# Aim
Only the lines from the line containing "Rebuild this chart" to the line containing "healthy_err = [2.0, 3.0, 2.5, 2.0, 1.8]", with both of those lines, are to be repeated exactly. Leave the images out.

# Stored records
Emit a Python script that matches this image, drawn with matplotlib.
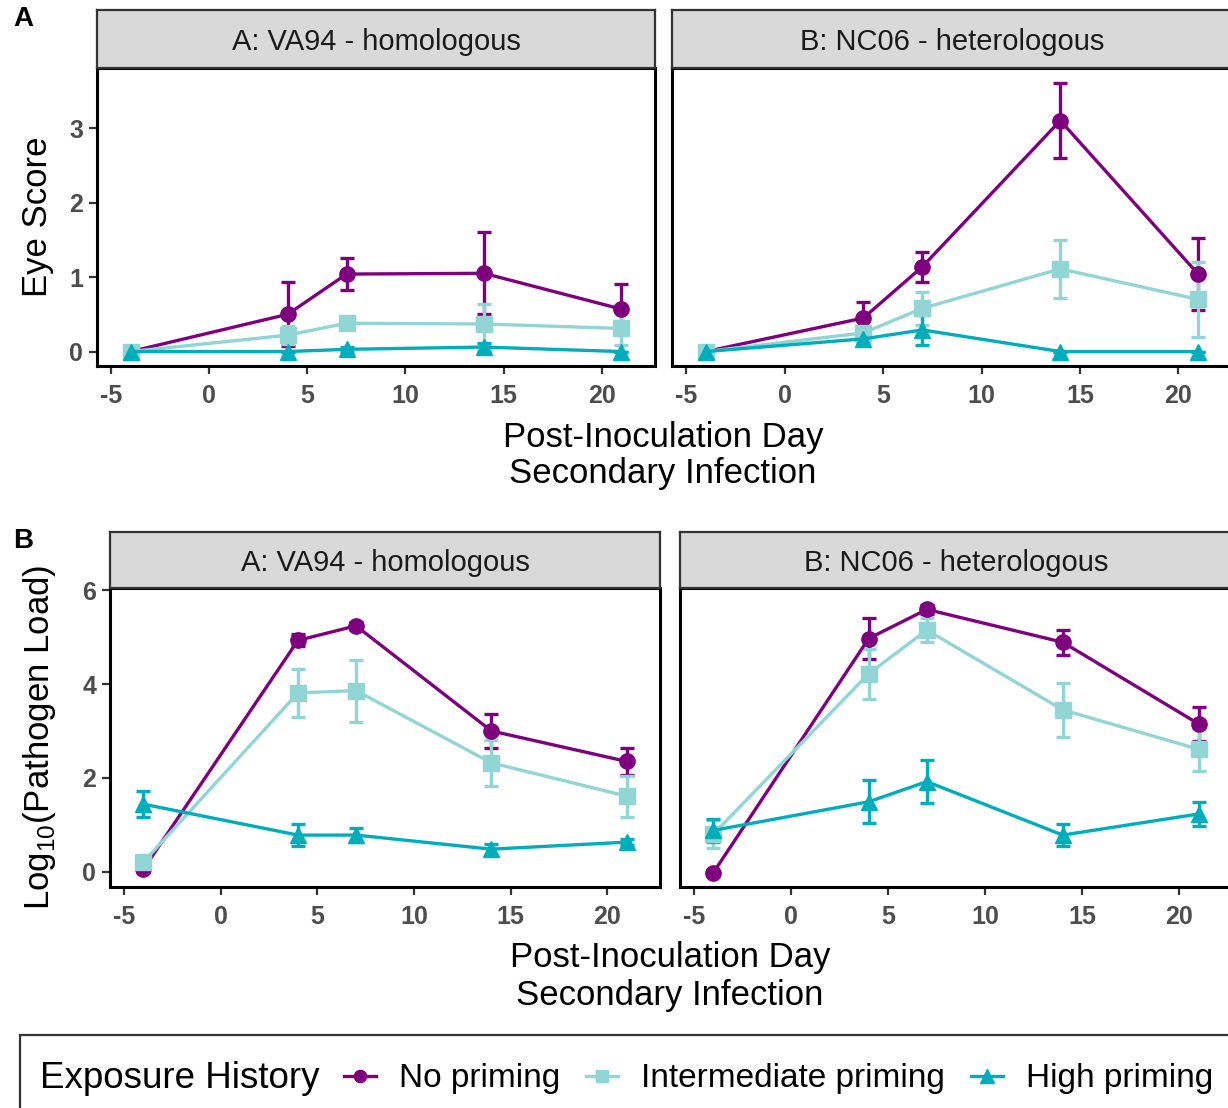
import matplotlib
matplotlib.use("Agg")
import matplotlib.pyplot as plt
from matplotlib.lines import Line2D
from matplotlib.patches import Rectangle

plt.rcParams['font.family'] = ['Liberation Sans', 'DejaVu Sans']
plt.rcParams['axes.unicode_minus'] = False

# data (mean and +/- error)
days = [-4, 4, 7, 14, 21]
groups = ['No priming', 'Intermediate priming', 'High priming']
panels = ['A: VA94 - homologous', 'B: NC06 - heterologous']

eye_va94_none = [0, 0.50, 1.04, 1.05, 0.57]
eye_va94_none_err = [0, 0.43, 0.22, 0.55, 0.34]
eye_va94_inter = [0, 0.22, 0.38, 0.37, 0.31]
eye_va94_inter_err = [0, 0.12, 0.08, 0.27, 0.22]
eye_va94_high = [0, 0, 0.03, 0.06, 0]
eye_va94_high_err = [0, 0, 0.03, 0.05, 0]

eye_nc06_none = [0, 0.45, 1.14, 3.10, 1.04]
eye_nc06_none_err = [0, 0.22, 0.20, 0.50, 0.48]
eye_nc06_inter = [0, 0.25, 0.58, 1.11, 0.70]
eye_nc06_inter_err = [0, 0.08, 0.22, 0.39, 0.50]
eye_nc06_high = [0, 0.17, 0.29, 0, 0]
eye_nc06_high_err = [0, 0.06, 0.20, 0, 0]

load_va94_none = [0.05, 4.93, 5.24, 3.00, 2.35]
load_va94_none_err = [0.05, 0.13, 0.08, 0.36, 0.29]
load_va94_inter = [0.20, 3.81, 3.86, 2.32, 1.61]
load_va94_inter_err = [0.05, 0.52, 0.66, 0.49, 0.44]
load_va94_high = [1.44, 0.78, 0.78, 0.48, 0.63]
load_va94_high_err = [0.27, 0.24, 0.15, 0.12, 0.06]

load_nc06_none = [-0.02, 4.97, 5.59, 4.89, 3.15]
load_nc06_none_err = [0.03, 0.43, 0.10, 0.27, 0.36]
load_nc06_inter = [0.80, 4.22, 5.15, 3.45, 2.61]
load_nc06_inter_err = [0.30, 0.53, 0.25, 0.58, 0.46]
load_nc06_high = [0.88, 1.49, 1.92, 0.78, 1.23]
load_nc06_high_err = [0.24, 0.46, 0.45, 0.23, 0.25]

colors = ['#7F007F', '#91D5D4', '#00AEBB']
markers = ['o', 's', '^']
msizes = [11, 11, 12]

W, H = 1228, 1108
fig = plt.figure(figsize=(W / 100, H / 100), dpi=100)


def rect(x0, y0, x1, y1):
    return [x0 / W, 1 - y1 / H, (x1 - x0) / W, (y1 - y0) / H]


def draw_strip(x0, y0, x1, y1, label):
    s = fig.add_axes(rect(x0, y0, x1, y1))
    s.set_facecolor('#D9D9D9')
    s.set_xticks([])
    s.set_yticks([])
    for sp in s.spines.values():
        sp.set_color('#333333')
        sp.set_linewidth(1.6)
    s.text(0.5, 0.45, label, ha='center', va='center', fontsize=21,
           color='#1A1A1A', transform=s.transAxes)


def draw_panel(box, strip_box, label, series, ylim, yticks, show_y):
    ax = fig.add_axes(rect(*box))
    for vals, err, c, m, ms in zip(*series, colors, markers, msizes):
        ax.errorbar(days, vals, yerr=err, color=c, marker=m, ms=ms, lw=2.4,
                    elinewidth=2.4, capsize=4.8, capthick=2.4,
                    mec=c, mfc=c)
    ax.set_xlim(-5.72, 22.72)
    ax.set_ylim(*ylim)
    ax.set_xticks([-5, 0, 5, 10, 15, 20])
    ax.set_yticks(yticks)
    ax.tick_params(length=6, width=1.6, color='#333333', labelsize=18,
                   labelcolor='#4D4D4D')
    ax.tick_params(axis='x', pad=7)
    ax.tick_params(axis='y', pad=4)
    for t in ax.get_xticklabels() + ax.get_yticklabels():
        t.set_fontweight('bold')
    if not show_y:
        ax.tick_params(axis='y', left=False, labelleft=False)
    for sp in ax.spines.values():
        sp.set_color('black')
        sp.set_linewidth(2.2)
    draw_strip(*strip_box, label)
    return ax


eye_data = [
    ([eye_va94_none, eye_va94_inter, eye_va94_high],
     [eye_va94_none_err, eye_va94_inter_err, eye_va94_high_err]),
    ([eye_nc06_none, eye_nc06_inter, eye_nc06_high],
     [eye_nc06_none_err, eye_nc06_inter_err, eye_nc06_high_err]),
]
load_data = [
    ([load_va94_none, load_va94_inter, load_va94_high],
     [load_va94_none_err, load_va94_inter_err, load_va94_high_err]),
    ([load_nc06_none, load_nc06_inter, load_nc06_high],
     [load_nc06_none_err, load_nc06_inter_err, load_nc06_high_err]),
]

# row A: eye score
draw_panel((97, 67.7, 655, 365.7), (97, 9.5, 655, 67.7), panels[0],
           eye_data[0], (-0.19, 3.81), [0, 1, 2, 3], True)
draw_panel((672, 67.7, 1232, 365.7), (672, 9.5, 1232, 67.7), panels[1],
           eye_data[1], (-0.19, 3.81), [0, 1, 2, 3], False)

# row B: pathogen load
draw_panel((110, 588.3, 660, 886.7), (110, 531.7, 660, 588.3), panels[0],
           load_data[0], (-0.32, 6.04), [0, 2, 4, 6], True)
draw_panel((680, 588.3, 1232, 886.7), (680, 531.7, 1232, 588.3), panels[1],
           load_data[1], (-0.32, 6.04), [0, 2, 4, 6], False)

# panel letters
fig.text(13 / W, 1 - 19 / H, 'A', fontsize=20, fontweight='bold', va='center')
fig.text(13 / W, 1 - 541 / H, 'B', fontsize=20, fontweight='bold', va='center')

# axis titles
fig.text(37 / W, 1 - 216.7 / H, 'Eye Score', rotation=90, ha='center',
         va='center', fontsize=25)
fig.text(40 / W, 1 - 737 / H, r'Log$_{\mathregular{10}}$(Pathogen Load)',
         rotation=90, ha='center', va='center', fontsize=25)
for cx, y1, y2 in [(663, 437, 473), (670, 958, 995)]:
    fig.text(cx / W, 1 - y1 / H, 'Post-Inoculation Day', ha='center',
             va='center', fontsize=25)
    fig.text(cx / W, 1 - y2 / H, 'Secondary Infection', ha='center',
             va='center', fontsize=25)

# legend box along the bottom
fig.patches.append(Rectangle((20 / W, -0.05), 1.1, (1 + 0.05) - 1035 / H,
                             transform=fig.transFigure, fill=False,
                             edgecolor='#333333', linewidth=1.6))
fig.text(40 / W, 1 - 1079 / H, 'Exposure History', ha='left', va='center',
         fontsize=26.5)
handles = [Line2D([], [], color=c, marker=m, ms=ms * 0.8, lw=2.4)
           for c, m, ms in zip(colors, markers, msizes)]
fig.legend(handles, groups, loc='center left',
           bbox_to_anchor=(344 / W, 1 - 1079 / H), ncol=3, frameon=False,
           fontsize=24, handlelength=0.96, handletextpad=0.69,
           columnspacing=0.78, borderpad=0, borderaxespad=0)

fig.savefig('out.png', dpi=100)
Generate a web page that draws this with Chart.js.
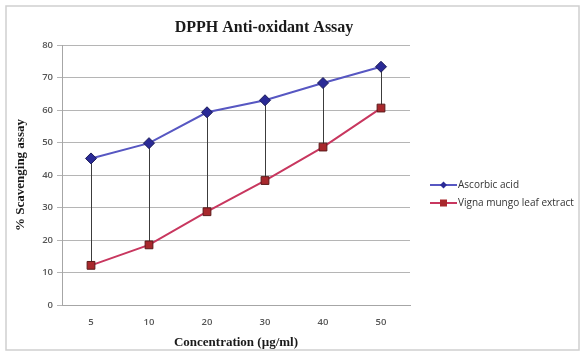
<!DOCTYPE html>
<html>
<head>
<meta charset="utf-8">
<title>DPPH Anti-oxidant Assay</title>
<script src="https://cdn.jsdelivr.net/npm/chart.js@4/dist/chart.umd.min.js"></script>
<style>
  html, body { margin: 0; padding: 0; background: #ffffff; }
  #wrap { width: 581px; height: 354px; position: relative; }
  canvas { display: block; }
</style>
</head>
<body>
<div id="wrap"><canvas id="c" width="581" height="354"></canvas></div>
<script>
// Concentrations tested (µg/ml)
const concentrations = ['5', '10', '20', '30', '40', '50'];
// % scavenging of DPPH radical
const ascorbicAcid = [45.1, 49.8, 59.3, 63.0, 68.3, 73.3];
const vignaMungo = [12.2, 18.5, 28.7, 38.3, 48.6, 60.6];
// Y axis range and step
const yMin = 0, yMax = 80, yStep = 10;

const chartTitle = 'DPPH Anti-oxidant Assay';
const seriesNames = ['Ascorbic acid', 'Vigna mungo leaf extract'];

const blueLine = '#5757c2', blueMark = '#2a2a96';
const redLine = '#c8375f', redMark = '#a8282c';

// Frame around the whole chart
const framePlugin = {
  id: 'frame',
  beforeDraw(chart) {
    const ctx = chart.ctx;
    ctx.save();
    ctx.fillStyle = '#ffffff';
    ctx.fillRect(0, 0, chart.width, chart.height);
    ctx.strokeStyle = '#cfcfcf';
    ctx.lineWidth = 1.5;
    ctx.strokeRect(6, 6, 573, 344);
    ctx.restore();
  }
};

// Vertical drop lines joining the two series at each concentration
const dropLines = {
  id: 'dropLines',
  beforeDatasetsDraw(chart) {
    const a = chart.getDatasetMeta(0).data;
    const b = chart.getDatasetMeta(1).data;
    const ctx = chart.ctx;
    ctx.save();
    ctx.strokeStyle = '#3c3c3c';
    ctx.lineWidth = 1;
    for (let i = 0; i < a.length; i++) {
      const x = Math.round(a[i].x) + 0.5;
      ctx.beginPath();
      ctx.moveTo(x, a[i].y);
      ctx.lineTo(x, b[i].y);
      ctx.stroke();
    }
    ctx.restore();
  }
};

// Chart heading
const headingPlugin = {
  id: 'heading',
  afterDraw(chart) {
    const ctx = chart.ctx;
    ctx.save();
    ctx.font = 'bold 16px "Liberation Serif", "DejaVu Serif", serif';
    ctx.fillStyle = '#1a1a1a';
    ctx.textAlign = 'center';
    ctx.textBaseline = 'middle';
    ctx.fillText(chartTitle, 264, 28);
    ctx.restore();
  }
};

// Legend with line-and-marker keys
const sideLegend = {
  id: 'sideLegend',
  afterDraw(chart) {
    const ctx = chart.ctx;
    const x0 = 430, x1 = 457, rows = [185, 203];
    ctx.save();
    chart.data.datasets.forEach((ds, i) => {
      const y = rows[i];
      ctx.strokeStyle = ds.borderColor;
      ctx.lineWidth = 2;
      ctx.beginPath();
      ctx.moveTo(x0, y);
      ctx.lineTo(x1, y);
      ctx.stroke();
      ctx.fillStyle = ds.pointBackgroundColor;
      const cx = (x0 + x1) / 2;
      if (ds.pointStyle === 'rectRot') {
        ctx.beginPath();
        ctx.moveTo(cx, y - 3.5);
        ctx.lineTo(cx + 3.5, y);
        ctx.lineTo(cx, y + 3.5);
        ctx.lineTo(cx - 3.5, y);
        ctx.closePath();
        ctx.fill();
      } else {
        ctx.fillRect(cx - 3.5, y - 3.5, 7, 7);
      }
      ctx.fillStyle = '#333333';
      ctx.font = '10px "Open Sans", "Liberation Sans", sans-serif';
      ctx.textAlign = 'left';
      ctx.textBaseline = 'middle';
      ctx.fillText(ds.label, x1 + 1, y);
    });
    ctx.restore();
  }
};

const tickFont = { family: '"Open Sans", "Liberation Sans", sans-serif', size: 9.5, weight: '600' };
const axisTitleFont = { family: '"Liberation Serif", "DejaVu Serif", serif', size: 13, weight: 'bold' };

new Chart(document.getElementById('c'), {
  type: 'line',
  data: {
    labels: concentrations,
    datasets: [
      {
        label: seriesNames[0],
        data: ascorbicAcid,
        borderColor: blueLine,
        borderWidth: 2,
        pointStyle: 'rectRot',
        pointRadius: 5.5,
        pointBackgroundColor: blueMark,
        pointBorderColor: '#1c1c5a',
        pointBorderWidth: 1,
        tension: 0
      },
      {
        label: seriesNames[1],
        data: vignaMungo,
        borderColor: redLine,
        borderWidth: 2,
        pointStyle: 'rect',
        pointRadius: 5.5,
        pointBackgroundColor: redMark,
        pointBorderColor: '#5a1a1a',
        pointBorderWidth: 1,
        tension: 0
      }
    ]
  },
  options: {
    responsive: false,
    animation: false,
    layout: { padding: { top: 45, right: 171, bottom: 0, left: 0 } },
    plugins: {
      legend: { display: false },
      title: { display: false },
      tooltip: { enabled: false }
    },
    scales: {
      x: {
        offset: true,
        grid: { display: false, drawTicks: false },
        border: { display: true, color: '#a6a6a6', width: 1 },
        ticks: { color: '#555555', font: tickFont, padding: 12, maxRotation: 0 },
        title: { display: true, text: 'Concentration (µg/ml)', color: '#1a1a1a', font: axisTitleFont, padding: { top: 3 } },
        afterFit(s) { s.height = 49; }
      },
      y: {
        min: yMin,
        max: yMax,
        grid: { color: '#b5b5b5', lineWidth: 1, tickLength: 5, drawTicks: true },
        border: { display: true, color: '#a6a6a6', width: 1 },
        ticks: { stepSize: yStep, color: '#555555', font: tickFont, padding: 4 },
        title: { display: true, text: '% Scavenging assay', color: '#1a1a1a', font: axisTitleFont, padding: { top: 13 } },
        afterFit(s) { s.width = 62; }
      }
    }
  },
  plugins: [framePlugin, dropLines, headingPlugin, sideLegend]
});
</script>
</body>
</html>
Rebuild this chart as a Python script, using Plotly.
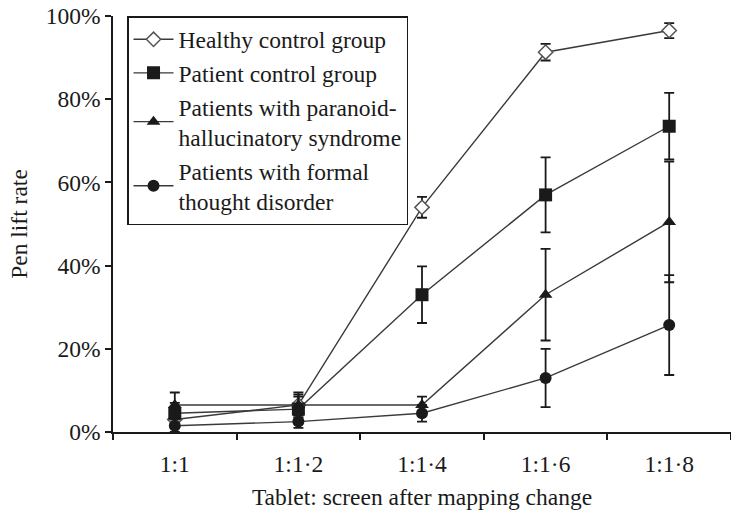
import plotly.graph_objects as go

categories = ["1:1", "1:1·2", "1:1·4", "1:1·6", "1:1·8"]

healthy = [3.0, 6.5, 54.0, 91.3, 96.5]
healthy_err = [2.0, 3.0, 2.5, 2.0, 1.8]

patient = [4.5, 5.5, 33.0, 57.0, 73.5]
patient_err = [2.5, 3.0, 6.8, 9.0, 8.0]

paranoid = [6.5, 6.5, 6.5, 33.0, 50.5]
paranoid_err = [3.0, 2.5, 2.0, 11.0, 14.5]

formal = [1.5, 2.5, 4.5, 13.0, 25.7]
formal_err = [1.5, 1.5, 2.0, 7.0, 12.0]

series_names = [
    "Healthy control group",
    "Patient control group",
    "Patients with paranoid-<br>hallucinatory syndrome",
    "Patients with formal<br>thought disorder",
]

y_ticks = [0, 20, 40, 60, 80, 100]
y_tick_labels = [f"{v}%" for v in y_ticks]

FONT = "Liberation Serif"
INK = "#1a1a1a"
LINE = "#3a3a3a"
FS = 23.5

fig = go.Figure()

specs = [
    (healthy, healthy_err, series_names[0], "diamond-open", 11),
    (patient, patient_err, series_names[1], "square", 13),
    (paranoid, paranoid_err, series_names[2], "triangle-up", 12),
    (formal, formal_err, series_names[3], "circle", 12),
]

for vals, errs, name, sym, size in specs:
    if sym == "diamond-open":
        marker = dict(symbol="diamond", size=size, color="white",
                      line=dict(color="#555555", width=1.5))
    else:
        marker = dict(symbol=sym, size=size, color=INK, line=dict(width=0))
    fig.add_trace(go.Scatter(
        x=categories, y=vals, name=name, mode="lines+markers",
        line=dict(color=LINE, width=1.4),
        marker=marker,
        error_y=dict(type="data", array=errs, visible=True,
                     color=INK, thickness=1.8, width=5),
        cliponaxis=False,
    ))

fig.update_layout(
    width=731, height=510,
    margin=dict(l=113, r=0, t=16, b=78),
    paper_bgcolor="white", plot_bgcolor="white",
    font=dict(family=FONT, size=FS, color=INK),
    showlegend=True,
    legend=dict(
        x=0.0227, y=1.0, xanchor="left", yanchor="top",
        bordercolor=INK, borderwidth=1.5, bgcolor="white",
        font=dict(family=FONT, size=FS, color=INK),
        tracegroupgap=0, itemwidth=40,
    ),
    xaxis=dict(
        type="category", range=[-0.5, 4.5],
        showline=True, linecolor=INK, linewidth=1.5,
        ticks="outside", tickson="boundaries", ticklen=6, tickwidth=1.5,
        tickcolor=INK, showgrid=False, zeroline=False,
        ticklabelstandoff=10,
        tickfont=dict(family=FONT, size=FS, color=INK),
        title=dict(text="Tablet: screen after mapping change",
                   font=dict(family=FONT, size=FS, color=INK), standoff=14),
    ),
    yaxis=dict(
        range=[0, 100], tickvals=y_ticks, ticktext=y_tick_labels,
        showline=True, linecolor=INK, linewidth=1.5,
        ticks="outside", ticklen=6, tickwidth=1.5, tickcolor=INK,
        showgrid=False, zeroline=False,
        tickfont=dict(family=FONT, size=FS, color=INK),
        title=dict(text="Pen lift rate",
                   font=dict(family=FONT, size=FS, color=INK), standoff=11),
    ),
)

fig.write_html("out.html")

# Exercise output
Rebuild this chart as a Python script, using Plotly.
import plotly.graph_objects as go

categories = ["1:1", "1:1·2", "1:1·4", "1:1·6", "1:1·8"]

healthy = [3.0, 6.5, 54.0, 91.3, 96.5]
healthy_err = [2.0, 3.0, 2.5, 2.0, 1.8]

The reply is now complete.